Your teacher is correct...

Just note that I worked through all the parts to help you catch your mistake.

Explanation:

Let's find the slope from points #A# to #O#.

Just note here that the slop is also the slope from #A# to #C#.

Since #O# is at the origin, we have:

#m=(y_2-y_1)/(x_2-x_1)#

#=>m=(-3-0)/(6-0)#

#=>m=-3/6#

#=>m=-1/2#

Since line #OB# is perpendicular to #AC#, we find the negative reciprocal of our slope.

#=>M=-1*(1divide-1/2)#

#=>M=-1*(1*-2/1)#

#=>M=-1*(-2)#

#=>M=2#

Also, since the triangle #AOB# has an area of 15, and it is a right triangle, let's figure out the length of the side #AO#.

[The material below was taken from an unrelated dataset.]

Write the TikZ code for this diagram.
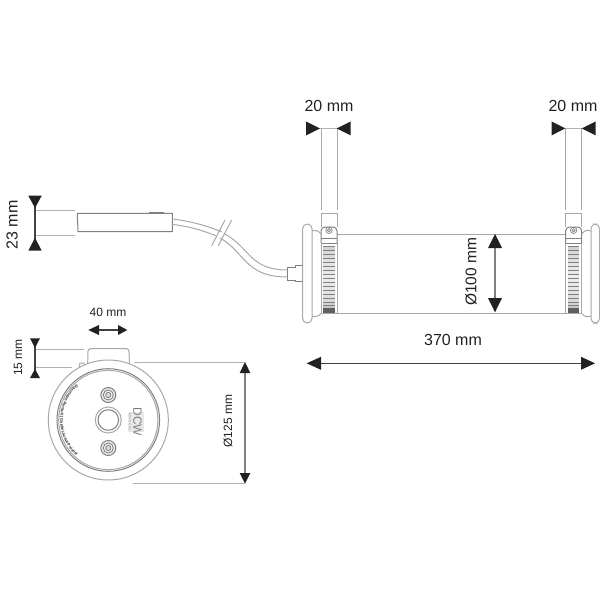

#d=sqrt((y_2-y_1)^2+(x_2-x_1)^2)#

#=>d=sqrt((-3-0)^2+(6-0)^2)#

#=>d=sqrt((-3)^2+(6)^2)#

#=>d=sqrt(9+36)#

#=>d=sqrt(45)#

#=>d=3sqrt(5)#

If we set this as our base, then our hight is #OB#.

#A=(bh)/2#

#=>15=(3sqrt5*h)/2#

#=>30=3hsqrt5#

#=>10=hsqrt5#

#=>10/sqrt5=h#

#=>2sqrt5=h#

This is the length of #OB#

We can get two equations from this:

Let the coordinates of point #B# be #(X,Y)#

We can come up with the following:

#m=(Y-0)/(X-0)# We found #m# long ago!

#=>2=Y/X#

#=>2X=Y#

We also use the distance formula using the fact that the length of segment #BO# equals #2sqrt5#

#d=sqrt((Y-0)^2+(X-0)^2)# Substitute #Y# with #2X#.

We also know #d#!

#=>2sqrt5=sqrt((2X)^2+(X)^2)#

#=>2sqrt5=sqrt(4X^2+X^2)#

#=>2sqrt5=sqrt(5X^2)#

#=>2sqrt5=Xsqrt(5)#

#=>2=X# You can use this to find that the coordinates of #B# are #(2,4)#

Now, the important part:

We know the distance from #A# to #O# is #3sqrt5#.

Using our information from the problem, we know that the distance from #O# to #C# is #(3sqrt5)/3=>sqrt5#

We also know that the slope from #A# to #C# is #-1/2#.

Since the line intersects at the origin, the slope is the #y# coordinate divided by the #x# coordinate.

Therefore,

#-1/2=Y/X#

#=>-X/2=Y#

#=>X=-2Y#

Using our information, we have:

#sqrt5=sqrt((Y-0)^2+(X)^2)# Substitute #X# with #-2Y#

#sqrt5=sqrt((Y-0)^2+(-2Y)^2)#

#sqrt5=sqrt(Y^2+4Y^2)#

#sqrt5=sqrt(5Y^2)#

#sqrt5=Ysqrt(5)#

#1=Y# We can use this to find that #X=-2#.

Therefore, #X=-2#